India-Sri Lanka political relationship has seen many a high and low. While successive Indian leadership has been busily engaged with the larger world as much as neighbours, the latter has mostly been pre-occupied with the larger ‘regional power’, one way or the other. Sri Lanka was/is no exception. A succession of government leaderships have looked at India through the prism and priorities of their domestic political compulsions — as suited them.

With the traditional India-baiter in the JVP down and out, the Rajapaksa camp seems keen to capture that constituency, and also build on it in the 21st century Sri Lankan context. The trouble is that even if they returned to power, they could not do without India, whoever is in office in Delhi or even Chennai. Worse still could be a possible scenario where India under Modi buys peace with China on specifics, though not necessarily on the border-centric strategic front.
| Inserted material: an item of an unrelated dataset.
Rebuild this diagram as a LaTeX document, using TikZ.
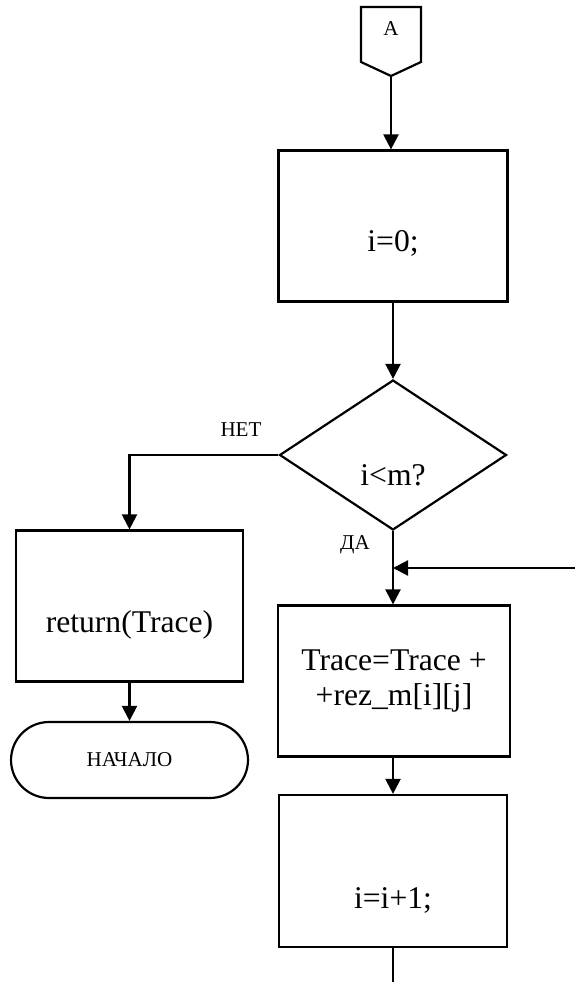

By seeking to project India-bashing as a part of their domestic politico-electoral agenda, Sri Lankan players could set for themselves commitments and goals that they may not have intended in the first place. Nor may they be able to deliver on the domestic ‘expectations’, even if to a hardcore domestic constituency. At the height of its popularity, even for the JVP, India-bashing was not a core of its politico-militant existence. It showed up the party as different from the status quo, and distant from ground realities. Contrarily, such a course could only lose crucial ‘add-on’ votes for them, going beyond what has become a strong ‘Rajapaksa vote-bank’.